WORK INSTRUCTIONS | Your task is to repeat all of the data exactly while excluding the pictures.
++++ DATASET EXTRACT ++++
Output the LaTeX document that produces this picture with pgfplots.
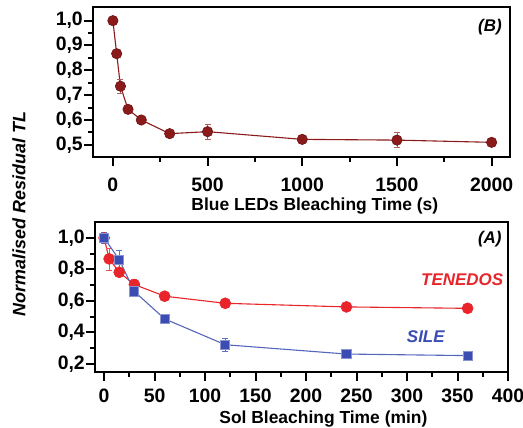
\documentclass[border=0pt]{standalone}
\usepackage{fontspec}
\setmainfont{Liberation Sans}
\usepackage{pgfplots}
\pgfplotsset{compat=1.18}
\usepackage{pgfplotstable}
\definecolor{dred}{HTML}{8B1A1A}
\definecolor{lred}{HTML}{E8252B}
\definecolor{mblue}{HTML}{3B4CB2}
\definecolor{lblue}{HTML}{5566BB}

\pgfplotstableread{
x y e
0 1.000 0.005
20 0.867 0.010
40 0.736 0.030
80 0.643 0.012
150 0.600 0.012
300 0.545 0.015
500 0.553 0.030
1000 0.522 0.015
1500 0.519 0.030
2000 0.510 0.015
}\blueled

\pgfplotstableread{
x y e
0 1.000 0.010
5 0.867 0.070
15 0.782 0.020
30 0.704 0.035
60 0.630 0.020
120 0.585 0.015
240 0.562 0.020
360 0.553 0.020
}\tenedos

\pgfplotstableread{
x y e
0 1.000 0.035
15 0.862 0.060
30 0.660 0.020
60 0.486 0.030
120 0.322 0.040
240 0.263 0.010
360 0.253 0.030
}\sile

\pgfplotsset{
  myaxis/.style={
    scale only axis,
    axis line style={line width=2.6bp},
    tick align=outside,
    xtick pos=bottom, ytick pos=left,
    major tick length=9bp, minor tick length=5bp,
    every tick/.style={line width=2bp, black},
    minor x tick num=1, minor y tick num=1,
    tick label style={font=\bfseries\fontsize{19.5}{22}\selectfont},
    /pgf/number format/assume math mode=true,
    label style={font=\bfseries\fontsize{17.5}{20}\selectfont, inner sep=0bp},
    yticklabel style={inner xsep=1bp, /pgf/number format/use comma, /pgf/number format/fixed, /pgf/number format/fixed zerofill, /pgf/number format/precision=1},
    xticklabel style={inner ysep=0bp, /pgf/number format/fixed, /pgf/number format/1000 sep={}},
    clip=false,
  }
}

\begin{document}
\begin{tikzpicture}
\useasboundingbox (0,0) rectangle (523bp,428bp);

% top panel (B)
\begin{axis}[myaxis,
  at={(93bp,271bp)}, anchor=south west,
  width=417bp, height=150bp,
  xmin=-105, xmax=2097, ymin=0.451, ymax=1.055,
  xtick={0,500,1000,1500,2000},
  ytick={0.5,0.6,0.7,0.8,0.9,1.0},
  xticklabel shift=12bp,
  xlabel={Blue LEDs Bleaching Time (s)},
  xlabel style={at={(axis description cs:0.532,-0.33)}, anchor=center},
]
\addplot[color=dred, line width=1.1bp, mark=*, mark size=5.2bp,
  mark options={fill=dred, draw=dred!80!black, line width=0.6bp},
  error bars/.cd, y dir=both, y explicit,
  error bar style={color=dred!70, line width=0.8bp}, error mark options={rotate=90, mark size=3bp, color=dred!70}]
  table[x=x, y=y, y error=e]{\blueled};
\node[font=\bfseries\itshape\fontsize{17}{20}\selectfont] at (rel axis cs:0.952,0.867) {(B)};
\end{axis}

% bottom panel (A)
\begin{axis}[myaxis,
  at={(95bp,56bp)}, anchor=south west,
  width=413bp, height=150bp,
  xmin=-9, xmax=400, ymin=0.149, ymax=1.101,
  xtick={0,50,...,400},
  ytick={0.2,0.4,0.6,0.8,1.0},
  xticklabel shift=8bp,
  xlabel={Sol Bleaching Time (min)},
  xlabel style={at={(axis description cs:0.553,-0.315)}, anchor=center},
]
\addplot[color=lred, line width=1.1bp, mark=*, mark size=5.5bp,
  mark options={fill=lred, draw=lred, line width=0.6bp},
  error bars/.cd, y dir=both, y explicit,
  error bar style={color=lred!80, line width=0.8bp}, error mark options={rotate=90, mark size=3bp, color=lred!80}]
  table[x=x, y=y, y error=e]{\tenedos};
\addplot[color=lblue, line width=1.1bp, mark=square*, mark size=4.6bp,
  mark options={fill=mblue, draw=mblue!60, line width=1bp},
  error bars/.cd, y dir=both, y explicit,
  error bar style={color=mblue!80, line width=0.8bp}, error mark options={rotate=90, mark size=3bp, color=mblue!80}]
  table[x=x, y=y, y error=e]{\sile};
\node[font=\bfseries\itshape\fontsize{17}{20}\selectfont] at (rel axis cs:0.956,0.887) {(A)};
\node[font=\bfseries\itshape\fontsize{17}{20}\selectfont, color=lred] at (rel axis cs:0.889,0.613) {TENEDOS};
\node[font=\bfseries\itshape\fontsize{17}{20}\selectfont, color=mblue] at (rel axis cs:0.801,0.233) {SILE};
\end{axis}

\node[rotate=90, font=\bfseries\itshape\fontsize{18}{20}\selectfont] at (19bp,214bp) {Normalised Residual TL};
\end{tikzpicture}
\end{document}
++++
CORRECT RESPONSE |
Output the LaTeX document that produces this picture with pgfplots.
\documentclass[border=0pt]{standalone}
\usepackage{fontspec}
\setmainfont{Liberation Sans}
\usepackage{pgfplots}
\pgfplotsset{compat=1.18}
\usepackage{pgfplotstable}
\definecolor{dred}{HTML}{8B1A1A}
\definecolor{lred}{HTML}{E8252B}
\definecolor{mblue}{HTML}{3B4CB2}
\definecolor{lblue}{HTML}{5566BB}

\pgfplotstableread{
x y e
0 1.000 0.005
20 0.867 0.010
40 0.736 0.030
80 0.643 0.012
150 0.600 0.012
300 0.545 0.015
500 0.553 0.030
1000 0.522 0.015
1500 0.519 0.030
2000 0.510 0.015
}\blueled

\pgfplotstableread{
x y e
0 1.000 0.010
5 0.867 0.070
15 0.782 0.020
30 0.704 0.035
60 0.630 0.020
120 0.585 0.015
240 0.562 0.020
360 0.553 0.020
}\tenedos

\pgfplotstableread{
x y e
0 1.000 0.035
15 0.862 0.060
30 0.660 0.020
60 0.486 0.030
120 0.322 0.040
240 0.263 0.010
360 0.253 0.030
}\sile

\pgfplotsset{
  myaxis/.style={
    scale only axis,
    axis line style={line width=2.6bp},
    tick align=outside,
    xtick pos=bottom, ytick pos=left,
    major tick length=9bp, minor tick length=5bp,
    every tick/.style={line width=2bp, black},
    minor x tick num=1, minor y tick num=1,
    tick label style={font=\bfseries\fontsize{19.5}{22}\selectfont},
    /pgf/number format/assume math mode=true,
    label style={font=\bfseries\fontsize{17.5}{20}\selectfont, inner sep=0bp},
    yticklabel style={inner xsep=1bp, /pgf/number format/use comma, /pgf/number format/fixed, /pgf/number format/fixed zerofill, /pgf/number format/precision=1},
    xticklabel style={inner ysep=0bp, /pgf/number format/fixed, /pgf/number format/1000 sep={}},
    clip=false,
  }
}

\begin{document}
\begin{tikzpicture}
\useasboundingbox (0,0) rectangle (523bp,428bp);

% top panel (B)
\begin{axis}[myaxis,
  at={(93bp,271bp)}, anchor=south west,
  width=417bp, height=150bp,
  xmin=-105, xmax=2097, ymin=0.451, ymax=1.055,
  xtick={0,500,1000,1500,2000},
  ytick={0.5,0.6,0.7,0.8,0.9,1.0},
  xticklabel shift=12bp,
  xlabel={Blue LEDs Bleaching Time (s)},
  xlabel style={at={(axis description cs:0.532,-0.33)}, anchor=center},
]
\addplot[color=dred, line width=1.1bp, mark=*, mark size=5.2bp,
  mark options={fill=dred, draw=dred!80!black, line width=0.6bp},
  error bars/.cd, y dir=both, y explicit,
  error bar style={color=dred!70, line width=0.8bp}, error mark options={rotate=90, mark size=3bp, color=dred!70}]
  table[x=x, y=y, y error=e]{\blueled};
\node[font=\bfseries\itshape\fontsize{17}{20}\selectfont] at (rel axis cs:0.952,0.867) {(B)};
\end{axis}

% bottom panel (A)
\begin{axis}[myaxis,
  at={(95bp,56bp)}, anchor=south west,
  width=413bp, height=150bp,
  xmin=-9, xmax=400, ymin=0.149, ymax=1.101,
  xtick={0,50,...,400},
  ytick={0.2,0.4,0.6,0.8,1.0},
  xticklabel shift=8bp,
  xlabel={Sol Bleaching Time (min)},
  xlabel style={at={(axis description cs:0.553,-0.315)}, anchor=center},
]
\addplot[color=lred, line width=1.1bp, mark=*, mark size=5.5bp,
  mark options={fill=lred, draw=lred, line width=0.6bp},
  error bars/.cd, y dir=both, y explicit,
  error bar style={color=lred!80, line width=0.8bp}, error mark options={rotate=90, mark size=3bp, color=lred!80}]
  table[x=x, y=y, y error=e]{\tenedos};
\addplot[color=lblue, line width=1.1bp, mark=square*, mark size=4.6bp,
  mark options={fill=mblue, draw=mblue!60, line width=1bp},
  error bars/.cd, y dir=both, y explicit,
  error bar style={color=mblue!80, line width=0.8bp}, error mark options={rotate=90, mark size=3bp, color=mblue!80}]
  table[x=x, y=y, y error=e]{\sile};
\node[font=\bfseries\itshape\fontsize{17}{20}\selectfont] at (rel axis cs:0.956,0.887) {(A)};
\node[font=\bfseries\itshape\fontsize{17}{20}\selectfont, color=lred] at (rel axis cs:0.889,0.613) {TENEDOS};
\node[font=\bfseries\itshape\fontsize{17}{20}\selectfont, color=mblue] at (rel axis cs:0.801,0.233) {SILE};
\end{axis}

\node[rotate=90, font=\bfseries\itshape\fontsize{18}{20}\selectfont] at (19bp,214bp) {Normalised Residual TL};
\end{tikzpicture}
\end{document}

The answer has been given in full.